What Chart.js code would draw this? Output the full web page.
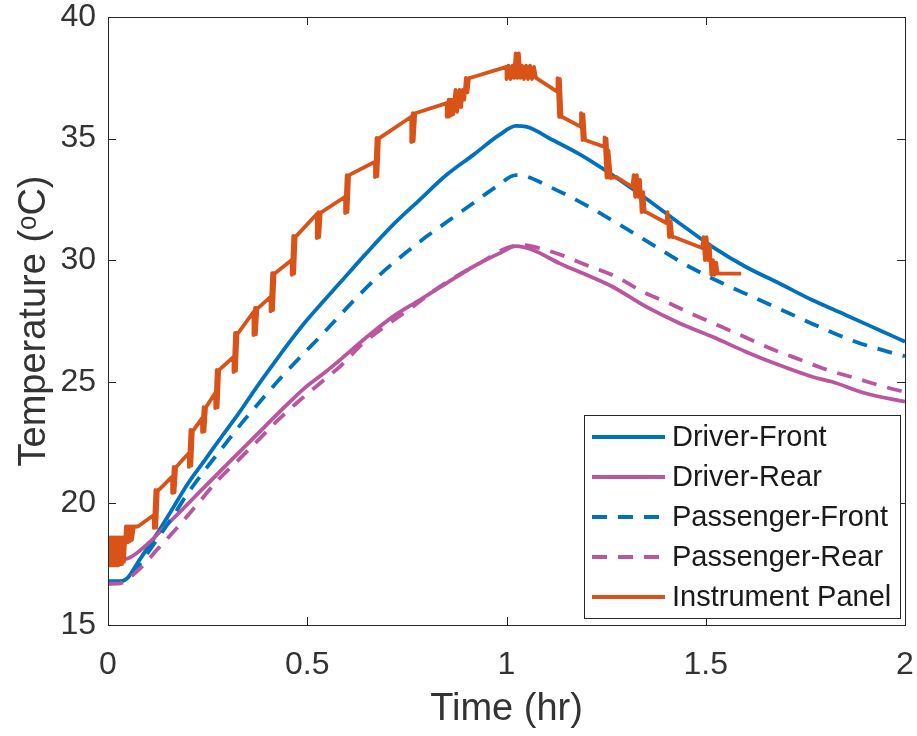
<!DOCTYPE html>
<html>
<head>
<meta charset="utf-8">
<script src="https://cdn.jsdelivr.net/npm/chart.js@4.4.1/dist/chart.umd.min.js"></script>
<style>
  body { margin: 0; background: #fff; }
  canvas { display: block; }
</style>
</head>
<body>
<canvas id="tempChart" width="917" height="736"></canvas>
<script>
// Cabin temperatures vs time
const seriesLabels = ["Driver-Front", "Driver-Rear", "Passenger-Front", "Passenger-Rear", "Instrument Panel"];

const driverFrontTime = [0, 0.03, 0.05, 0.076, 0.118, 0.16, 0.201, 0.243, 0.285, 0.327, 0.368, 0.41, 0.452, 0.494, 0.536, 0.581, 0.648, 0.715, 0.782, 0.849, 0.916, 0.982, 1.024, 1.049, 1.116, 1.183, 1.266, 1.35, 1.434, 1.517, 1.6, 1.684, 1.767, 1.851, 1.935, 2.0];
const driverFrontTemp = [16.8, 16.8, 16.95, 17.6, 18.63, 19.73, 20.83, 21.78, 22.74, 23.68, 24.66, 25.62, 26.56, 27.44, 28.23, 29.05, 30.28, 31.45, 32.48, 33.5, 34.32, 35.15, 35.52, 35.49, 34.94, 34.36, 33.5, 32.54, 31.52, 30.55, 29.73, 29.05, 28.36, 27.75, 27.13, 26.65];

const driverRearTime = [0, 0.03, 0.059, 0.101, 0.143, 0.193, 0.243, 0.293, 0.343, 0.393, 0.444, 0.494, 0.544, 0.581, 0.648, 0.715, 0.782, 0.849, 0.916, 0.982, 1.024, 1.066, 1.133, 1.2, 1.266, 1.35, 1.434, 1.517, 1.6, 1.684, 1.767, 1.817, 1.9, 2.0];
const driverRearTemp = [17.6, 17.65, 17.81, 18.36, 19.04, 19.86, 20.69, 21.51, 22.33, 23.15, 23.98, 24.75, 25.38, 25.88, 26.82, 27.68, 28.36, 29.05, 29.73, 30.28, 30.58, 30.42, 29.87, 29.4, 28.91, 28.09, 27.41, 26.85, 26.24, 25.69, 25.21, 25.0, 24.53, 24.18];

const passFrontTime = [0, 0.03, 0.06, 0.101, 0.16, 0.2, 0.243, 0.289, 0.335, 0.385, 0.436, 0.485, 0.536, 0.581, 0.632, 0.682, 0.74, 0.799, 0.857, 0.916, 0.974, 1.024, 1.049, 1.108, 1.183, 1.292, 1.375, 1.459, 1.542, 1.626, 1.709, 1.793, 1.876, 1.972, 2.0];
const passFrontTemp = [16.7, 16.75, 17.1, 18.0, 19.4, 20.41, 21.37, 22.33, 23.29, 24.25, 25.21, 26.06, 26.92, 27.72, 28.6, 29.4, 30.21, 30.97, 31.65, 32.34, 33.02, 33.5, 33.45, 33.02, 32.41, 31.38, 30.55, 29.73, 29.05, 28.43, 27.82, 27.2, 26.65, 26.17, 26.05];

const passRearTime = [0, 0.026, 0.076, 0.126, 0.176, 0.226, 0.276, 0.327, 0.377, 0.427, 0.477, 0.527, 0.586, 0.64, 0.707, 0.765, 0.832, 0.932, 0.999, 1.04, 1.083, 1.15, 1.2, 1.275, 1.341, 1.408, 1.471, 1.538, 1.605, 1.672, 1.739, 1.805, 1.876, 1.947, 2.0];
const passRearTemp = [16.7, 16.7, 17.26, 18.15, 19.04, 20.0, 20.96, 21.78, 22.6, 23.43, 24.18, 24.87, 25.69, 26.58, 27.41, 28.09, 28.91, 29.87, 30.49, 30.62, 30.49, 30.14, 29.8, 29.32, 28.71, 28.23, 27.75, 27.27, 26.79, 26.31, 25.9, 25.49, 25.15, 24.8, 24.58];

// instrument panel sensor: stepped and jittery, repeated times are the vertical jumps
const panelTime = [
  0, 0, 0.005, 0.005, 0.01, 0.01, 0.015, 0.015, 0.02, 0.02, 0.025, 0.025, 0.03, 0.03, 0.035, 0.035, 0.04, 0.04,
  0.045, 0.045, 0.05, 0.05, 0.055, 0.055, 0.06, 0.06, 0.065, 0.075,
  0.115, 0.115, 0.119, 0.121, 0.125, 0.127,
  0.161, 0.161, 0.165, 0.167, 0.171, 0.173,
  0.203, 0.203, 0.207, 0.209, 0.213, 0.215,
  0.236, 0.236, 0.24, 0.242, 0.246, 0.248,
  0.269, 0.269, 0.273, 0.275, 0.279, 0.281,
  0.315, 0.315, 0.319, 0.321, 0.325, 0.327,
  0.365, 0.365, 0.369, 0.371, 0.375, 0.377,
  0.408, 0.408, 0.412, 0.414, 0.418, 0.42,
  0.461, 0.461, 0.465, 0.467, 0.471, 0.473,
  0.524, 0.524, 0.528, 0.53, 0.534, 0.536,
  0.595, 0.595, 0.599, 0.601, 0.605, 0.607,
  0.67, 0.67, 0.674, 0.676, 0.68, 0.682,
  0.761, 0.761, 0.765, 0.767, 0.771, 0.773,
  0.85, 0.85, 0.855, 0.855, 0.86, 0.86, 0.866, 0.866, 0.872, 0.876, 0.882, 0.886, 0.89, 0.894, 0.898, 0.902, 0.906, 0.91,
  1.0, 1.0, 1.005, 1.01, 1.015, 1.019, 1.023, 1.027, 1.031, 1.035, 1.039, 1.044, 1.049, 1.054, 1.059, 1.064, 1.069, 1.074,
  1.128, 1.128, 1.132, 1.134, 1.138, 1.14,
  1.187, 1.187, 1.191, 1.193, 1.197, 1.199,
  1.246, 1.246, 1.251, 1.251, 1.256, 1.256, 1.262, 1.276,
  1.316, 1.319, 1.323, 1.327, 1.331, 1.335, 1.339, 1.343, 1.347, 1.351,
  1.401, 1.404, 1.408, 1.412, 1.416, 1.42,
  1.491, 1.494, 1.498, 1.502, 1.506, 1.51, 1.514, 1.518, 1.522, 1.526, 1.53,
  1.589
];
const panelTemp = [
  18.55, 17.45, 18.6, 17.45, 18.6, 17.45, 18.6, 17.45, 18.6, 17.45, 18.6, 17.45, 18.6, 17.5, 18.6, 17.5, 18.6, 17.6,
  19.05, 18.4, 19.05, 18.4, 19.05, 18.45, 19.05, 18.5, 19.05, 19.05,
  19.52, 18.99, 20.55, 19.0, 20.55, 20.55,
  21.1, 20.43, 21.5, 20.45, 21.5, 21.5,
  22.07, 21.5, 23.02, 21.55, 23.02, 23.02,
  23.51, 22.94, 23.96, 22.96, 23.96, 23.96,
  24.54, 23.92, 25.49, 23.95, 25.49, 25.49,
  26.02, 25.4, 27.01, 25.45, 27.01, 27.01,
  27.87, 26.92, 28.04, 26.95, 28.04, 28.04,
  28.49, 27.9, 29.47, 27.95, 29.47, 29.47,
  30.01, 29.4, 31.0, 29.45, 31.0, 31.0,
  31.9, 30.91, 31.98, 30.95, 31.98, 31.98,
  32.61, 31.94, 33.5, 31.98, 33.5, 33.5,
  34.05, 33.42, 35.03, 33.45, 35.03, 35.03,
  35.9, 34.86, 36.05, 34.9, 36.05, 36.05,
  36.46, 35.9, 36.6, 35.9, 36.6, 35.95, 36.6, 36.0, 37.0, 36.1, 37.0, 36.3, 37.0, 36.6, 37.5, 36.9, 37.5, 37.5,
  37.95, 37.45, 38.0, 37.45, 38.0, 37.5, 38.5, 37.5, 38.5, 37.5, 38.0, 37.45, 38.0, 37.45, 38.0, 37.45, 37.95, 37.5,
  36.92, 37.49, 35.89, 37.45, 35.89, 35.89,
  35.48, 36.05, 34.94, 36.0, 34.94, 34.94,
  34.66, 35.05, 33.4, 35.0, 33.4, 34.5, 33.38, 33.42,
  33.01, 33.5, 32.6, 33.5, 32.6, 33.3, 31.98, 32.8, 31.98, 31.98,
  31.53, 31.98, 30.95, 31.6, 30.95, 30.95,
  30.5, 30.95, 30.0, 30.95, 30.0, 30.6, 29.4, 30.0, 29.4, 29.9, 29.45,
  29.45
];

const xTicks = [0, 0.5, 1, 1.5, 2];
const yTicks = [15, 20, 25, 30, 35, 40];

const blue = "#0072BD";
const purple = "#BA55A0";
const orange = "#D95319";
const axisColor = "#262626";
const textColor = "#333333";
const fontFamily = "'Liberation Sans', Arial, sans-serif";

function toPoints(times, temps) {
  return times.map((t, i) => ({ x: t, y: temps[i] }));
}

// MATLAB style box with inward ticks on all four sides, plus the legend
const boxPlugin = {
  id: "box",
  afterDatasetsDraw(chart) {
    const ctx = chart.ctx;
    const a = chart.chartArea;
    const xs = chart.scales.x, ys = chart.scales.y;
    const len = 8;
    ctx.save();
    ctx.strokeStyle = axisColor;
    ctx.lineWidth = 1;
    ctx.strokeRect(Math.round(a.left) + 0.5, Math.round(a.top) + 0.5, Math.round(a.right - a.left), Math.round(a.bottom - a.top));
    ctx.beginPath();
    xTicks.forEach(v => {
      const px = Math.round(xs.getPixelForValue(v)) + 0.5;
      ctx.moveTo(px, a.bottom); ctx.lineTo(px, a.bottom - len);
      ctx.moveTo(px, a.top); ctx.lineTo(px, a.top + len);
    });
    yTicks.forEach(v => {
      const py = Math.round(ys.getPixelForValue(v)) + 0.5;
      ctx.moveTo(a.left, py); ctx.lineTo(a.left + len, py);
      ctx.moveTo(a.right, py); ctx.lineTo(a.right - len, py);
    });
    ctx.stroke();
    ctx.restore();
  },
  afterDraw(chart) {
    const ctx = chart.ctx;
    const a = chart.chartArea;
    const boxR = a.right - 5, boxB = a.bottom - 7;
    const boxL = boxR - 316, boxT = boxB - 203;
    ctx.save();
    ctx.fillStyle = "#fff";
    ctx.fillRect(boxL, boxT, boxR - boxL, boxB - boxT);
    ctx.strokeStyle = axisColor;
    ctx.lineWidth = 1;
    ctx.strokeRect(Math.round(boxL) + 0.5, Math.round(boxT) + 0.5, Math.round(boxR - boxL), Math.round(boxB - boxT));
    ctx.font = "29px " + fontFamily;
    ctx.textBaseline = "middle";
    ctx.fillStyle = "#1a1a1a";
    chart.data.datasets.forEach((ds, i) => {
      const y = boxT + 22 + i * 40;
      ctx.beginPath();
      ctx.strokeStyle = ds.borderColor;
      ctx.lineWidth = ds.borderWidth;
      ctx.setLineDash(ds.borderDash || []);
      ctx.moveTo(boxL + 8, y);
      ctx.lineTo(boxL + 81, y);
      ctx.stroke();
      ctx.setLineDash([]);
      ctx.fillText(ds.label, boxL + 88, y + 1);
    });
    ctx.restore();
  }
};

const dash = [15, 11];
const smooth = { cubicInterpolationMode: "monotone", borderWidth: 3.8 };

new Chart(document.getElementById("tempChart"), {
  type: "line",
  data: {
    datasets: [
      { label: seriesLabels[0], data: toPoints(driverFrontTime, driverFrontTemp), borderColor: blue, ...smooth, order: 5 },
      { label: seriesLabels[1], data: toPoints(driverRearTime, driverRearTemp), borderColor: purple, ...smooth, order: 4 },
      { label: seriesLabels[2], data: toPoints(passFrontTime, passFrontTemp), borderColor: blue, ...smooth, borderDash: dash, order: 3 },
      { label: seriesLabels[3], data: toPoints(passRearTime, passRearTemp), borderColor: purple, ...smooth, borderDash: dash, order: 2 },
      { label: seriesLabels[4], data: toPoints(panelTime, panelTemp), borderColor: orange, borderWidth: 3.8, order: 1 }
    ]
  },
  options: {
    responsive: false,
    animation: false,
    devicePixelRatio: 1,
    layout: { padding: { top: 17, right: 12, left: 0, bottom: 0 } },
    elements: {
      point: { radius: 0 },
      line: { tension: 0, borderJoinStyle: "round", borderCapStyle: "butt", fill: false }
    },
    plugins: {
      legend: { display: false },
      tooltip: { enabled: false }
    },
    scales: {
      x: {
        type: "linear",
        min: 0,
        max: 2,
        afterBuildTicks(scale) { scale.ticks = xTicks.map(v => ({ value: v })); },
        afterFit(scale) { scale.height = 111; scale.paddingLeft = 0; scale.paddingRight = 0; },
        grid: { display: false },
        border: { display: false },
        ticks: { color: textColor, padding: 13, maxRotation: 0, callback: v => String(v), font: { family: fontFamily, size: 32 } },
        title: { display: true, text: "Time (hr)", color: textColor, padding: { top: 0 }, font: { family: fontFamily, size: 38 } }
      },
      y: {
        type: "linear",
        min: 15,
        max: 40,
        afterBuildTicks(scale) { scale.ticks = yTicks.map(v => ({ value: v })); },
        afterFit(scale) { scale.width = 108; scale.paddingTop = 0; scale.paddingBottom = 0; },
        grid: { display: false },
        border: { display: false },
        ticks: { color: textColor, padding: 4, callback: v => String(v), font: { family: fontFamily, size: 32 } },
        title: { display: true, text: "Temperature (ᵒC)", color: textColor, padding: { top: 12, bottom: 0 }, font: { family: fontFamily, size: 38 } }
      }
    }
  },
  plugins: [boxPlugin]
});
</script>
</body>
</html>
--
Leave out the pictures and restate, word for word, the lines from the top of the data through the line containing "25.0, 24.53, 24.18];", both included.

What Chart.js code would draw this? Output the full web page.
<!DOCTYPE html>
<html>
<head>
<meta charset="utf-8">
<script src="https://cdn.jsdelivr.net/npm/chart.js@4.4.1/dist/chart.umd.min.js"></script>
<style>
  body { margin: 0; background: #fff; }
  canvas { display: block; }
</style>
</head>
<body>
<canvas id="tempChart" width="917" height="736"></canvas>
<script>
// Cabin temperatures vs time
const seriesLabels = ["Driver-Front", "Driver-Rear", "Passenger-Front", "Passenger-Rear", "Instrument Panel"];

const driverFrontTime = [0, 0.03, 0.05, 0.076, 0.118, 0.16, 0.201, 0.243, 0.285, 0.327, 0.368, 0.41, 0.452, 0.494, 0.536, 0.581, 0.648, 0.715, 0.782, 0.849, 0.916, 0.982, 1.024, 1.049, 1.116, 1.183, 1.266, 1.35, 1.434, 1.517, 1.6, 1.684, 1.767, 1.851, 1.935, 2.0];
const driverFrontTemp = [16.8, 16.8, 16.95, 17.6, 18.63, 19.73, 20.83, 21.78, 22.74, 23.68, 24.66, 25.62, 26.56, 27.44, 28.23, 29.05, 30.28, 31.45, 32.48, 33.5, 34.32, 35.15, 35.52, 35.49, 34.94, 34.36, 33.5, 32.54, 31.52, 30.55, 29.73, 29.05, 28.36, 27.75, 27.13, 26.65];

const driverRearTime = [0, 0.03, 0.059, 0.101, 0.143, 0.193, 0.243, 0.293, 0.343, 0.393, 0.444, 0.494, 0.544, 0.581, 0.648, 0.715, 0.782, 0.849, 0.916, 0.982, 1.024, 1.066, 1.133, 1.2, 1.266, 1.35, 1.434, 1.517, 1.6, 1.684, 1.767, 1.817, 1.9, 2.0];
const driverRearTemp = [17.6, 17.65, 17.81, 18.36, 19.04, 19.86, 20.69, 21.51, 22.33, 23.15, 23.98, 24.75, 25.38, 25.88, 26.82, 27.68, 28.36, 29.05, 29.73, 30.28, 30.58, 30.42, 29.87, 29.4, 28.91, 28.09, 27.41, 26.85, 26.24, 25.69, 25.21, 25.0, 24.53, 24.18];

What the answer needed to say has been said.